In the end, Julius “July” Perry, a 50-year-old farmer and labor broker, was lynched for daring to encourage fellow black residents to vote. Said Sha’Ron Cooley McWhite, a great-niece to Perry: “He was lynched not because he had done anything wrong, but because he had done everything right.”
As Orlando Sentinel Editor Stephen Hudak wrote in his narrative of the events in Ocoee in the Oct. 30th, 2020 edition of the newspaper in Story of the Ocoee Massacre Finally being Told, 100 Years After it Happened, the Ocoee Massacre, as it’s now known, was, for decades, a piece of history that was whitewashed from the records, initially painted as a race riot, inferring that the black community was a cause of the violence, rather than the victims in it.
As Hudak tells Obed, “When Ocoee was named, it was from a person who was from Tennessee. The city tried to do the right thing with the 100th anniversary of the event, with its own human relations diversity board, which consisted of a wide variety of people. They planned the city’s MLK celebration, they drafted the apology letter, and they planned how to observe the 100th anniversary.”
With this history in mind, we decided proactively to change the name of the company in 2020. As with all naming decisions, it wasn’t taken lightly, and was done to best honor those lost in the Ocoee Massacre. As Obed Bikes, a name taken from a stream that drains part of the Cumberland Plateau due north of our Chattanooga headquarters, we continue as a brand that steeps in the history of our region—but will always pause with reverence and honor those lost in those regrettable parts of our American history.

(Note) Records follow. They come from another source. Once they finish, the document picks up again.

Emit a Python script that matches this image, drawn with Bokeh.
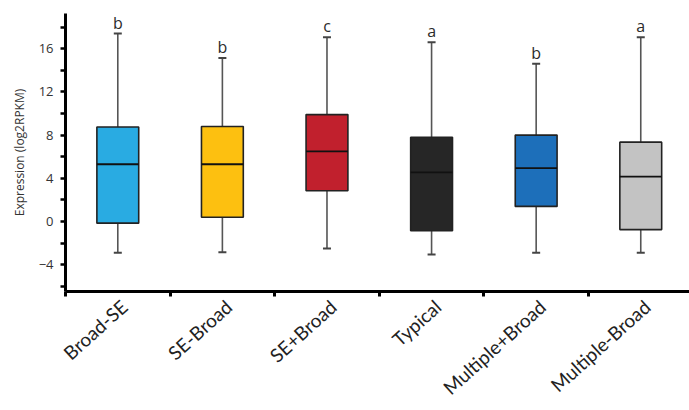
import math
from bokeh.plotting import figure
from bokeh.models import ColumnDataSource, FixedTicker, Range1d
from bokeh.transform import dodge
from bokeh.core.properties import value
from bokeh.embed import file_html
from bokeh.resources import INLINE

# ---- data ----
categories = ["Broad-SE", "SE-Broad", "SE+Broad", "Typical", "Multiple+Broad", "Multiple-Broad"]
whisker_low = [-2.9, -2.85, -2.5, -3.05, -2.9, -2.9]
q1 = [-0.15, 0.4, 2.85, -0.85, 1.4, -0.75]
median = [5.3, 5.3, 6.5, 4.55, 4.95, 4.15]
q3 = [8.75, 8.8, 9.9, 7.8, 8.0, 7.35]
whisker_high = [17.4, 15.15, 17.05, 16.6, 14.6, 17.05]
letters = ["b", "b", "c", "a", "b", "a"]
colors = ["#29ABE2", "#FDC010", "#C1202D", "#262626", "#1D6FBA", "#C3C3C3"]
y_ticks = [-4, 0, 4, 8, 12, 16]
y_minor = [-6, -2, 2, 6, 10, 14, 18]

xpos = [i + 0.5 for i in range(len(categories))]
src = ColumnDataSource(dict(x=xpos, lo=whisker_low, q1=q1, med=median, q3=q3,
                            hi=whisker_high, letter=letters, color=colors))

p = figure(width=689, height=410, output_backend="svg", toolbar_location=None,
           x_range=Range1d(0, 5.966), y_range=Range1d(-6.48, 19.26),
           min_border_left=65, min_border_right=0, min_border_top=13, min_border_bottom=119)
p.outline_line_color = None
p.xgrid.visible = False
p.ygrid.visible = False
p.background_fill_color = "white"

# whiskers
p.segment(x0="x", y0="q3", x1="x", y1="hi", source=src, line_color="#555555", line_width=1.6)
p.segment(x0="x", y0="lo", x1="x", y1="q1", source=src, line_color="#555555", line_width=1.6)
p.scatter(x="x", y="hi", source=src, marker="dash", size=8, line_color="#444444", line_width=2)
p.scatter(x="x", y="lo", source=src, marker="dash", size=8, line_color="#444444", line_width=2)

# boxes
p.vbar(x="x", width=0.4, bottom="q1", top="q3", source=src, fill_color="color",
       line_color="#222222", line_width=1.6)
p.segment(x0=dodge("x", -0.2, range=p.x_range), x1=dodge("x", 0.2, range=p.x_range),
          y0="med", y1="med", source=src, line_color="#111111", line_width=1.8)

# significance letters
p.text(x="x", y="hi", text="letter", source=src, text_align="center",
       text_baseline="alphabetic", y_offset=-11, text_font=value("Open Sans"),
       text_font_size="16px", text_color="#2b2b2b")

# y axis
ya = p.yaxis[0]
ya.ticker = FixedTicker(ticks=y_ticks, minor_ticks=y_minor)
ya.axis_line_width = 3
ya.axis_line_color = "black"
ya.major_tick_out = 5
ya.major_tick_in = 0
ya.minor_tick_out = 5
ya.minor_tick_in = 0
ya.major_tick_line_width = 2.5
ya.minor_tick_line_width = 2.5
ya.major_label_text_font = "Open Sans"
ya.major_label_text_font_size = "13px"
ya.major_label_text_color = "#333333"
ya.major_label_standoff = 7
ya.axis_label = "Expression (log2RPKM)"
ya.axis_label_text_font = "Open Sans"
ya.axis_label_text_font_size = "12px"
ya.axis_label_text_font_style = "normal"
ya.axis_label_text_color = "#333333"
ya.axis_label_standoff = 8

# x axis: labels at category centres, ticks at category boundaries
label_pos = [x + 0.06 for x in xpos]
xa = p.xaxis[0]
xa.ticker = FixedTicker(ticks=label_pos, minor_ticks=list(range(len(categories))))
xa.major_label_overrides = {x: c for x, c in zip(label_pos, categories)}
xa.axis_line_width = 3
xa.axis_line_color = "black"
xa.major_tick_line_color = None
xa.minor_tick_out = 5
xa.minor_tick_in = 0
xa.minor_tick_line_width = 3
xa.major_label_orientation = math.radians(42)
xa.major_label_text_font = "Lato"
xa.major_label_text_font_size = "19px"
xa.major_label_text_color = "#222222"
xa.major_label_standoff = 6

open("out.html", "w").write(file_html(p, INLINE))
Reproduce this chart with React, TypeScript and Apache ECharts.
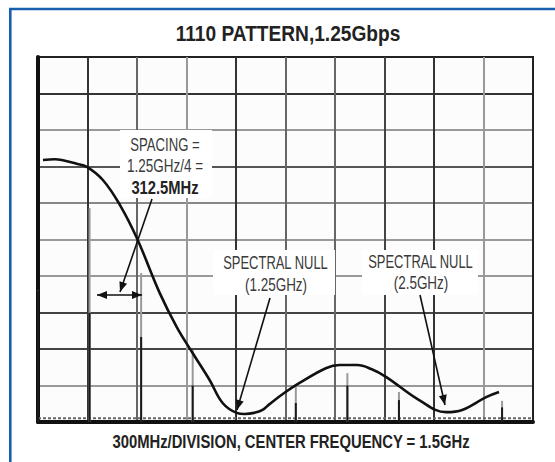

This week, we celebrate Juneteenth—the commemoration of the ending of slavery in the United States, when, on June 19, 1865, a Union General rode into Galveston, Texas to announce that the Civil War had ended, and slaves had been freed. We encourage you to read Hudak’s story for a better appreciation of not just our naming change reasoning, but for a greater understanding of our American history. It’s only as we remember the past with understanding and reverence that we can step confidently toward the future.